### Supplied material
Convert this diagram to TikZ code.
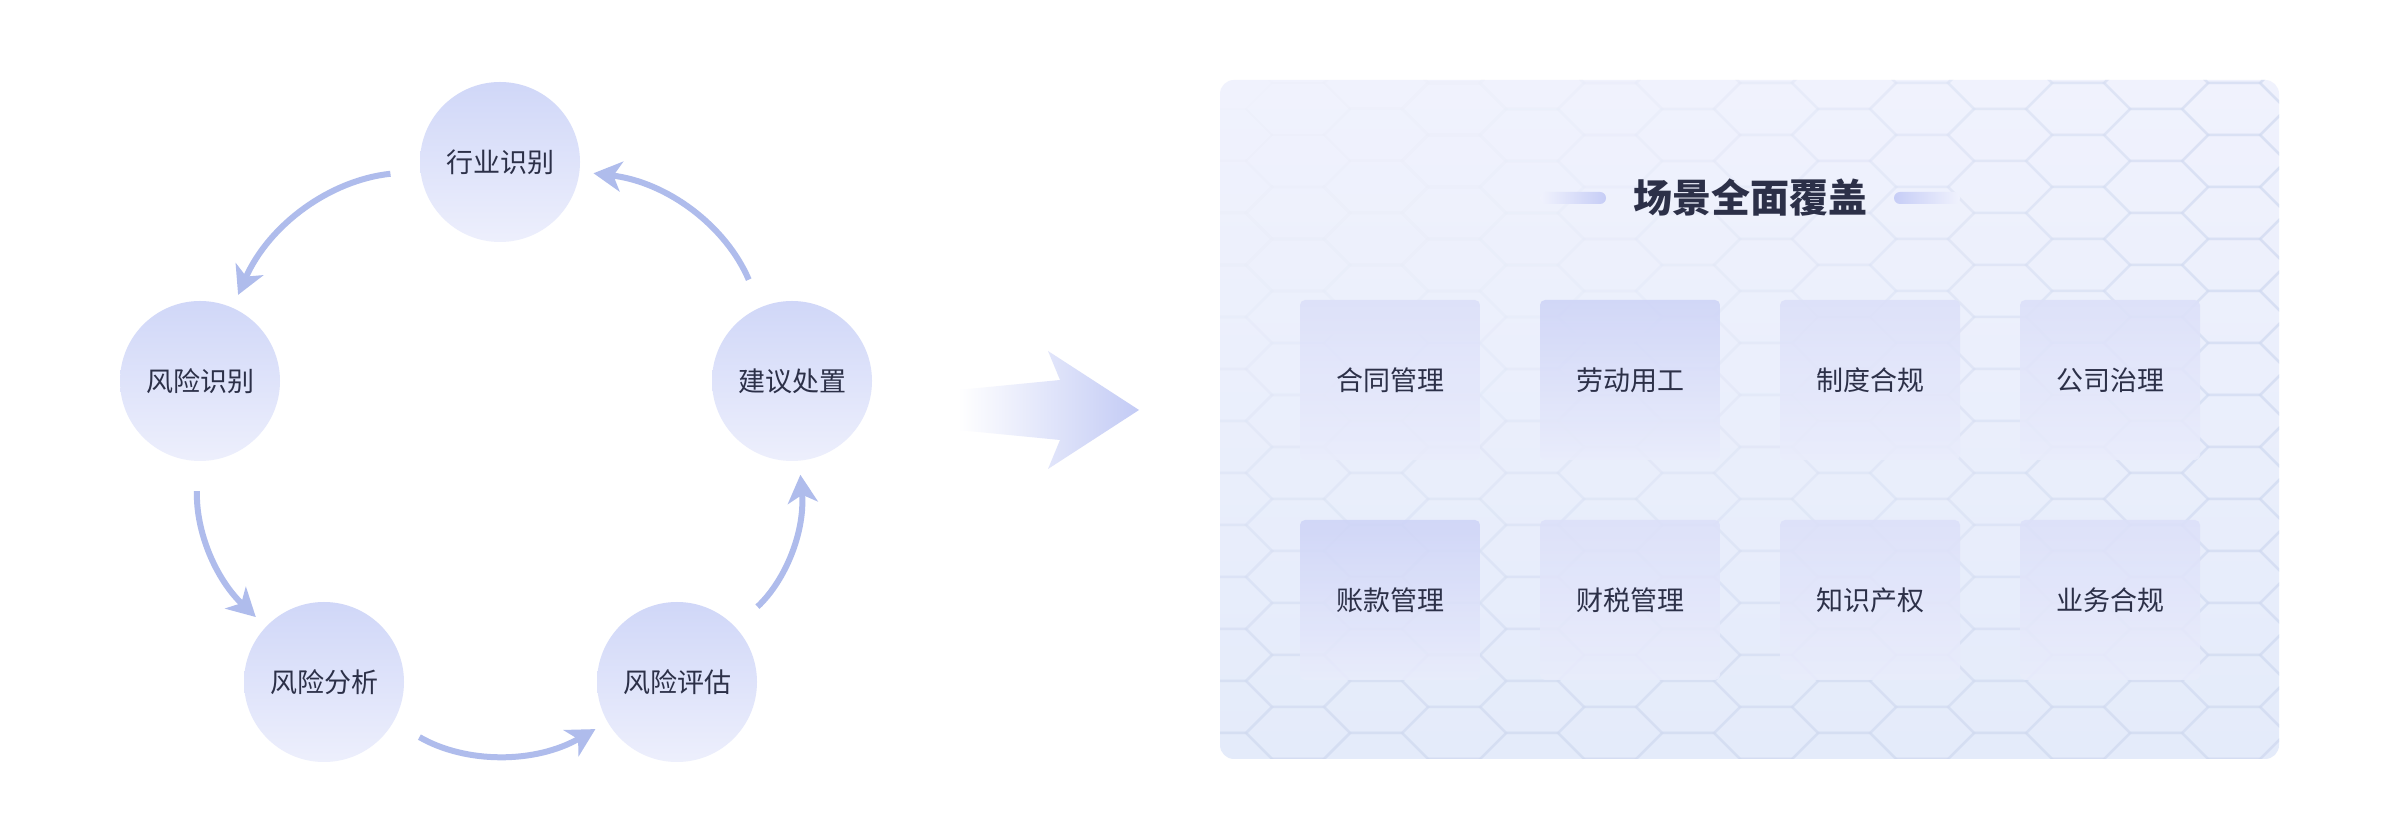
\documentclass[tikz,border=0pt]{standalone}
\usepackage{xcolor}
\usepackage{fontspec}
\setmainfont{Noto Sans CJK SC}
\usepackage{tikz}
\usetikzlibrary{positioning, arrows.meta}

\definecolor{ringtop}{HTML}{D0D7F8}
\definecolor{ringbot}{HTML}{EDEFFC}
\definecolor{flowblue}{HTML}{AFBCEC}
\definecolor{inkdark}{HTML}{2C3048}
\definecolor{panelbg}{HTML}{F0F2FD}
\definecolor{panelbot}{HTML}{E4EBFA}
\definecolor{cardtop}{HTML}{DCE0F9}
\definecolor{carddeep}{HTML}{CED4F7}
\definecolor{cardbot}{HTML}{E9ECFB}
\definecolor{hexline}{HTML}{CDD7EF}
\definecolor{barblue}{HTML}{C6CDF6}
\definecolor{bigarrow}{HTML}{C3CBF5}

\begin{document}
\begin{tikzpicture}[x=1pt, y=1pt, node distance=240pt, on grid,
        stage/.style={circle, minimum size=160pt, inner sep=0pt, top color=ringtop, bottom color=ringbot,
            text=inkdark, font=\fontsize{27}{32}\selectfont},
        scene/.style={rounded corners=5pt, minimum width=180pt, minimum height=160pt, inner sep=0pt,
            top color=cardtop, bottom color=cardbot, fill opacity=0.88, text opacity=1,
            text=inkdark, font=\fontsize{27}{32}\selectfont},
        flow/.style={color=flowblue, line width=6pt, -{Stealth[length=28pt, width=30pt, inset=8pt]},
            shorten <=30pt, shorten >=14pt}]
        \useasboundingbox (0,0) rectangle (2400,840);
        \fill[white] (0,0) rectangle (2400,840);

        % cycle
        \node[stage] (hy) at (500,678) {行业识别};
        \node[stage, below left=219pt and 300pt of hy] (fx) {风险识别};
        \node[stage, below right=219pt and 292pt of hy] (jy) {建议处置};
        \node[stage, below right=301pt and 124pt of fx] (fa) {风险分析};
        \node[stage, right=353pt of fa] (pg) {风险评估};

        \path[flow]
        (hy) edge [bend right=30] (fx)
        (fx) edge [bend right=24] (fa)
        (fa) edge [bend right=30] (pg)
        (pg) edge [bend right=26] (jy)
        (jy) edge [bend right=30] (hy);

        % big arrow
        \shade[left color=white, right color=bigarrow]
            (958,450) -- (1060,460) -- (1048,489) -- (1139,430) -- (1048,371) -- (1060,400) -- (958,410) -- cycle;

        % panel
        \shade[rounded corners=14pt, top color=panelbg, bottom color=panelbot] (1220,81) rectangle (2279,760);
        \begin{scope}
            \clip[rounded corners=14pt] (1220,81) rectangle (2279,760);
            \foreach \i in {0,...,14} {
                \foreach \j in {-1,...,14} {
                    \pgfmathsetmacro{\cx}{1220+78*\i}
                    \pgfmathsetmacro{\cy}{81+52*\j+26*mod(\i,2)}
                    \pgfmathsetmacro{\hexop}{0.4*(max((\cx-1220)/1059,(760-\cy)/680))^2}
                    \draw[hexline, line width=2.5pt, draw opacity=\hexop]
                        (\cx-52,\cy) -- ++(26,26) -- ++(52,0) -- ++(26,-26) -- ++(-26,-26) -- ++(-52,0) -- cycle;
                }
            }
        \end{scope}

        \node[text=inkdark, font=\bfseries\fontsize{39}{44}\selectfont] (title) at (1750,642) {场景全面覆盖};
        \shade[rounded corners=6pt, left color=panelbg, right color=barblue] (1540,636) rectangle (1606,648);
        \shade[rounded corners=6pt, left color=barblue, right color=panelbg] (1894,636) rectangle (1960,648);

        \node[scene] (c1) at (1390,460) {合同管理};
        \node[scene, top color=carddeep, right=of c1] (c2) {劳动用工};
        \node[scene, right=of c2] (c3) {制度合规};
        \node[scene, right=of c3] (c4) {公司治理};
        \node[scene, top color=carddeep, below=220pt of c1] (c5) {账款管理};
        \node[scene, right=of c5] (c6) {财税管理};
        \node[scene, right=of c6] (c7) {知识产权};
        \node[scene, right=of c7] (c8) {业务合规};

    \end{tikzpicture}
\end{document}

### Aim
Every line from the top of the material above through the line with "right=353pt of fa]" should be duplicated exactly, please; leave out the pictures.

### Output below
Convert this diagram to TikZ code.
\documentclass[tikz,border=0pt]{standalone}
\usepackage{xcolor}
\usepackage{fontspec}
\setmainfont{Noto Sans CJK SC}
\usepackage{tikz}
\usetikzlibrary{positioning, arrows.meta}

\definecolor{ringtop}{HTML}{D0D7F8}
\definecolor{ringbot}{HTML}{EDEFFC}
\definecolor{flowblue}{HTML}{AFBCEC}
\definecolor{inkdark}{HTML}{2C3048}
\definecolor{panelbg}{HTML}{F0F2FD}
\definecolor{panelbot}{HTML}{E4EBFA}
\definecolor{cardtop}{HTML}{DCE0F9}
\definecolor{carddeep}{HTML}{CED4F7}
\definecolor{cardbot}{HTML}{E9ECFB}
\definecolor{hexline}{HTML}{CDD7EF}
\definecolor{barblue}{HTML}{C6CDF6}
\definecolor{bigarrow}{HTML}{C3CBF5}

\begin{document}
\begin{tikzpicture}[x=1pt, y=1pt, node distance=240pt, on grid,
        stage/.style={circle, minimum size=160pt, inner sep=0pt, top color=ringtop, bottom color=ringbot,
            text=inkdark, font=\fontsize{27}{32}\selectfont},
        scene/.style={rounded corners=5pt, minimum width=180pt, minimum height=160pt, inner sep=0pt,
            top color=cardtop, bottom color=cardbot, fill opacity=0.88, text opacity=1,
            text=inkdark, font=\fontsize{27}{32}\selectfont},
        flow/.style={color=flowblue, line width=6pt, -{Stealth[length=28pt, width=30pt, inset=8pt]},
            shorten <=30pt, shorten >=14pt}]
        \useasboundingbox (0,0) rectangle (2400,840);
        \fill[white] (0,0) rectangle (2400,840);

        % cycle
        \node[stage] (hy) at (500,678) {行业识别};
        \node[stage, below left=219pt and 300pt of hy] (fx) {风险识别};
        \node[stage, below right=219pt and 292pt of hy] (jy) {建议处置};
        \node[stage, below right=301pt and 124pt of fx] (fa) {风险分析};
        \node[stage, right=353pt of fa] (pg) {风险评估};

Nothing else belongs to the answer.